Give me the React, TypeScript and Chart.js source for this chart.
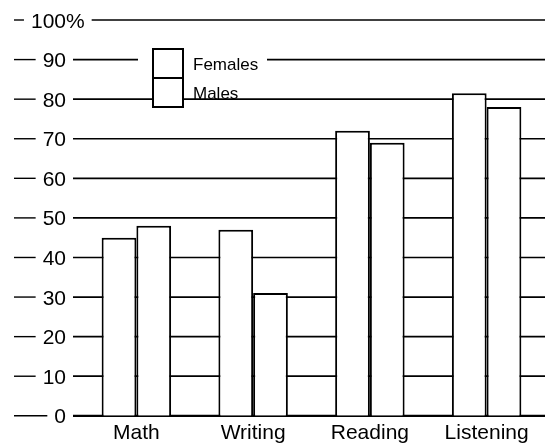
import { useEffect, useRef } from 'react';
import { Chart, registerables } from 'chart.js';

Chart.register(...registerables);

const categories = ['Math', 'Writing', 'Reading', 'Listening'];
const femaleValues = [45, 47, 72, 81.5];
const maleValues = [48, 31, 69, 78];
const seriesLabels = ['Females', 'Males'];
const yTicks = [0, 10, 20, 30, 40, 50, 60, 70, 80, 90, 100];
const topTickSuffix = '%';

const FONT = '"Liberation Sans", Arial, Helvetica, sans-serif';

export default function App() {
  const ref = useRef<HTMLCanvasElement>(null);

  useEffect(() => {
    if (!ref.current) return;

    const axisPlugin = {
      id: 'paperAxis',
      beforeDatasetsDraw(chart: any) {
        const ctx = chart.ctx;
        const ys = chart.scales.y;
        ctx.save();
        ctx.font = `21px ${FONT}`;
        ctx.fillStyle = '#000';
        ctx.strokeStyle = '#000';
        ctx.textBaseline = 'alphabetic';
        const numRight = 66;
        yTicks.forEach((v) => {
          const py = ys.getPixelForValue(v);
          const num = String(v);
          const numW = ctx.measureText(num).width;
          const numLeft = numRight - numW;
          ctx.textAlign = 'right';
          ctx.fillText(num, numRight, py + 7.5);
          let labelRight = numRight;
          if (v === yTicks[yTicks.length - 1]) {
            ctx.textAlign = 'left';
            ctx.fillText(topTickSuffix, numRight, py + 7.5);
            labelRight += ctx.measureText(topTickSuffix).width;
          }
          ctx.lineWidth = 1.4;
          ctx.beginPath();
          ctx.moveTo(14, py);
          ctx.lineTo(numLeft - 7, py);
          ctx.stroke();
          ctx.lineWidth = v === 0 ? 2.2 : 1.7;
          ctx.beginPath();
          ctx.moveTo(labelRight + 7, py);
          ctx.lineTo(chart.width, py);
          ctx.stroke();
        });
        ctx.restore();
      },
    };

    const legendPlugin = {
      id: 'paperLegend',
      afterDatasetsDraw(chart: any) {
        const ctx = chart.ctx;
        ctx.save();
        ctx.fillStyle = '#fff';
        ctx.fillRect(138, 52, 129, 20);
        const bx = 153;
        const by = 49;
        const bw = 30;
        const bh = 29;
        chart.data.datasets.forEach((ds: any, i: number) => {
          ctx.fillStyle = '#fff';
          ctx.fillRect(bx, by + i * bh, bw, bh);
          ctx.strokeStyle = '#000';
          ctx.lineWidth = 2;
          ctx.strokeRect(bx, by + i * bh, bw, bh);
          ctx.fillStyle = '#000';
          ctx.font = `17px ${FONT}`;
          ctx.textAlign = 'left';
          ctx.textBaseline = 'alphabetic';
          ctx.fillText(ds.label, 193, by + i * bh + 21);
        });
        ctx.restore();
      },
    };

    const chart = new Chart(ref.current, {
      type: 'bar',
      data: {
        labels: categories,
        datasets: [
          {
            label: seriesLabels[0],
            data: femaleValues,
            backgroundColor: '#fff',
            borderColor: '#000',
            borderWidth: 2,
          },
          {
            label: seriesLabels[1],
            data: maleValues,
            backgroundColor: '#fff',
            borderColor: '#000',
            borderWidth: 2,
          },
        ],
      },
      options: {
        responsive: false,
        animation: false,
        layout: { padding: { top: 20, left: 78, right: 0, bottom: -6 } },
        plugins: {
          legend: { display: false },
          tooltip: { enabled: false },
        },
        datasets: {
          bar: { categoryPercentage: 0.595, barPercentage: 1 },
        },
        scales: {
          x: {
            grid: { display: false, drawTicks: false, tickLength: 0 },
            border: { display: false },
            ticks: {
              color: '#000',
              font: { family: FONT, size: 21, lineHeight: 1.2 },
              padding: 5,
              maxRotation: 0,
            },
          },
          y: {
            display: false,
            min: 0,
            max: 100,
          },
        },
      },
      plugins: [axisPlugin, legendPlugin],
    });

    return () => chart.destroy();
  }, []);

  return (
    <div style={{ position: 'absolute', left: 0, top: 0, width: 545, height: 445, background: '#fff' }}>
      <canvas ref={ref} width={545} height={445} />
    </div>
  );
}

==*==

- **SHORT PROBLEM**: Every line of text is to be repeated exactly; pictures are left out.

- **FULL ANSWER**:
Give me the React, TypeScript and Chart.js source for this chart.
import { useEffect, useRef } from 'react';
import { Chart, registerables } from 'chart.js';

Chart.register(...registerables);

const categories = ['Math', 'Writing', 'Reading', 'Listening'];
const femaleValues = [45, 47, 72, 81.5];
const maleValues = [48, 31, 69, 78];
const seriesLabels = ['Females', 'Males'];
const yTicks = [0, 10, 20, 30, 40, 50, 60, 70, 80, 90, 100];
const topTickSuffix = '%';

const FONT = '"Liberation Sans", Arial, Helvetica, sans-serif';

export default function App() {
  const ref = useRef<HTMLCanvasElement>(null);

  useEffect(() => {
    if (!ref.current) return;

    const axisPlugin = {
      id: 'paperAxis',
      beforeDatasetsDraw(chart: any) {
        const ctx = chart.ctx;
        const ys = chart.scales.y;
        ctx.save();
        ctx.font = `21px ${FONT}`;
        ctx.fillStyle = '#000';
        ctx.strokeStyle = '#000';
        ctx.textBaseline = 'alphabetic';
        const numRight = 66;
        yTicks.forEach((v) => {
          const py = ys.getPixelForValue(v);
          const num = String(v);
          const numW = ctx.measureText(num).width;
          const numLeft = numRight - numW;
          ctx.textAlign = 'right';
          ctx.fillText(num, numRight, py + 7.5);
          let labelRight = numRight;
          if (v === yTicks[yTicks.length - 1]) {
            ctx.textAlign = 'left';
            ctx.fillText(topTickSuffix, numRight, py + 7.5);
            labelRight += ctx.measureText(topTickSuffix).width;
          }
          ctx.lineWidth = 1.4;
          ctx.beginPath();
          ctx.moveTo(14, py);
          ctx.lineTo(numLeft - 7, py);
          ctx.stroke();
          ctx.lineWidth = v === 0 ? 2.2 : 1.7;
          ctx.beginPath();
          ctx.moveTo(labelRight + 7, py);
          ctx.lineTo(chart.width, py);
          ctx.stroke();
        });
        ctx.restore();
      },
    };

    const legendPlugin = {
      id: 'paperLegend',
      afterDatasetsDraw(chart: any) {
        const ctx = chart.ctx;
        ctx.save();
        ctx.fillStyle = '#fff';
        ctx.fillRect(138, 52, 129, 20);
        const bx = 153;
        const by = 49;
        const bw = 30;
        const bh = 29;
        chart.data.datasets.forEach((ds: any, i: number) => {
          ctx.fillStyle = '#fff';
          ctx.fillRect(bx, by + i * bh, bw, bh);
          ctx.strokeStyle = '#000';
          ctx.lineWidth = 2;
          ctx.strokeRect(bx, by + i * bh, bw, bh);
          ctx.fillStyle = '#000';
          ctx.font = `17px ${FONT}`;
          ctx.textAlign = 'left';
          ctx.textBaseline = 'alphabetic';
          ctx.fillText(ds.label, 193, by + i * bh + 21);
        });
        ctx.restore();
      },
    };

    const chart = new Chart(ref.current, {
      type: 'bar',
      data: {
        labels: categories,
        datasets: [
          {
            label: seriesLabels[0],
            data: femaleValues,
            backgroundColor: '#fff',
            borderColor: '#000',
            borderWidth: 2,
          },
          {
            label: seriesLabels[1],
            data: maleValues,
            backgroundColor: '#fff',
            borderColor: '#000',
            borderWidth: 2,
          },
        ],
      },
      options: {
        responsive: false,
        animation: false,
        layout: { padding: { top: 20, left: 78, right: 0, bottom: -6 } },
        plugins: {
          legend: { display: false },
          tooltip: { enabled: false },
        },
        datasets: {
          bar: { categoryPercentage: 0.595, barPercentage: 1 },
        },
        scales: {
          x: {
            grid: { display: false, drawTicks: false, tickLength: 0 },
            border: { display: false },
            ticks: {
              color: '#000',
              font: { family: FONT, size: 21, lineHeight: 1.2 },
              padding: 5,
              maxRotation: 0,
            },
          },
          y: {
            display: false,
            min: 0,
            max: 100,
          },
        },
      },
      plugins: [axisPlugin, legendPlugin],
    });

    return () => chart.destroy();
  }, []);

  return (
    <div style={{ position: 'absolute', left: 0, top: 0, width: 545, height: 445, background: '#fff' }}>
      <canvas ref={ref} width={545} height={445} />
    </div>
  );
}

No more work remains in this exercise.